Active learning is a subset of machine learning in which a learning algorithm can query a user interactively to label data with the desired outputs. In active learning, the algorithm selects a subset of examples to be labeled by human annotators instead of labeling an entire dataset. This subset could be the data points that are near the decision boundary, where the model typically struggles to decide which class a specific data point should belong to, thereby leading to loss in its performance. By selecting only a subset of data for labeling, overall cost and time to label new data points for model retraining is reduced without compromising on performance improvements.
Below are categories of active learning:
- Pool-based sampling – The algorithm is trained on a labeled dataset and then used to pick a subset of unlabeled data to be labeled by human annotators.
- Membership query synthesis – New data points are generated by the algorithm for labeling. These labels are synthetically generated from an underlying natural distribution.

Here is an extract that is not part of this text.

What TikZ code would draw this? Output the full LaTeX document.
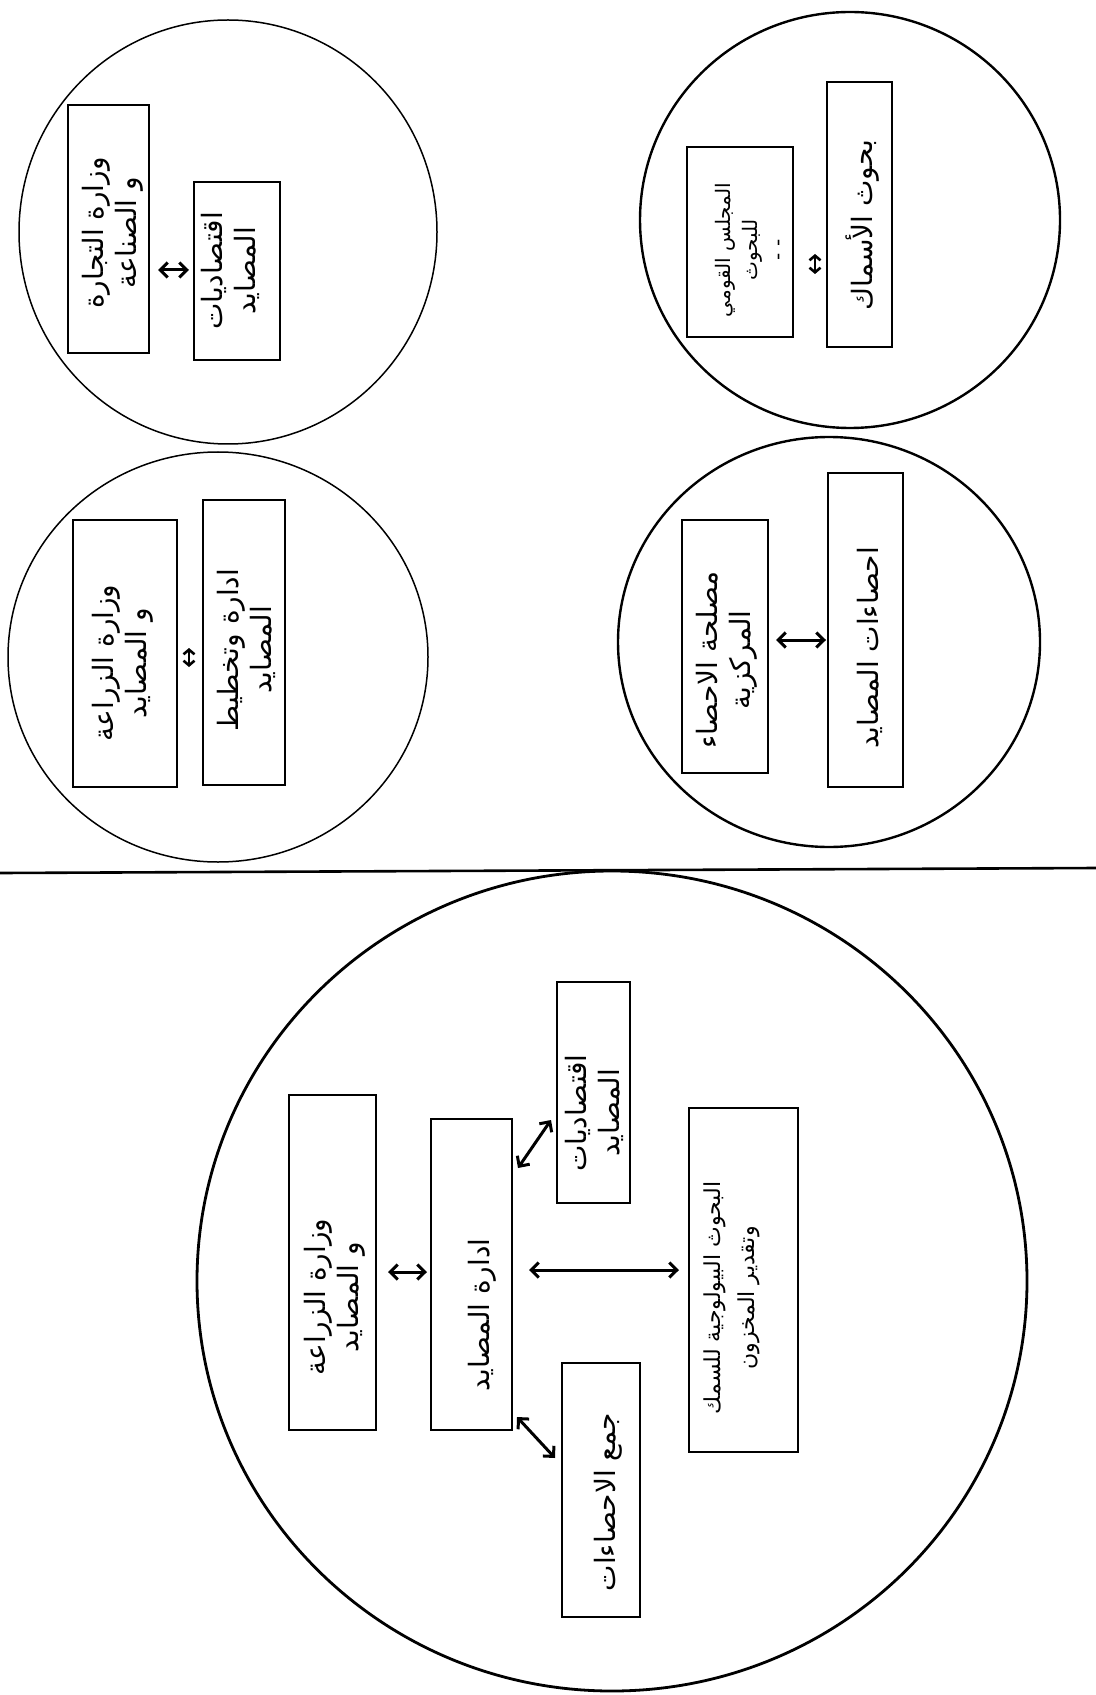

- Stream-based selective sampling – Every unlabeled data point is investigated one at a time by measuring the information gain by each data point. Based on the information gain, the algorithm decides on getting a human-annotated label or not.
How Can I Evaluate Results from Active Learning?
An A/B test can be conducted where there is a control and a test arm for model retraining. The control arm is model retraining using the traditional method of labeling the entire dataset and the test arm is retraining the machine learning model using active learning with x number of data points in n number of iterations. After every iteration of gathering labels from active learning, the model is retrained with these new labels and the model performance is compared with the control arm performance. Test arm experiment is iterated n times it achieves a similar or better performance than the control arm. Based on the number of iterations of model retraining using active learning and the number of data points labeled, we can evaluate if this is more effective in terms of cost, time, and quality as compared to the traditional labeling of the dataset.
Conclusion
While there is ongoing research in this space, such as multi-armed, bandit-based active learning, it is essential that due diligence is done in experimenting with various methods of active learning for model performance improvements versus traditional ways in order to weigh the cost and benefits of such approaches.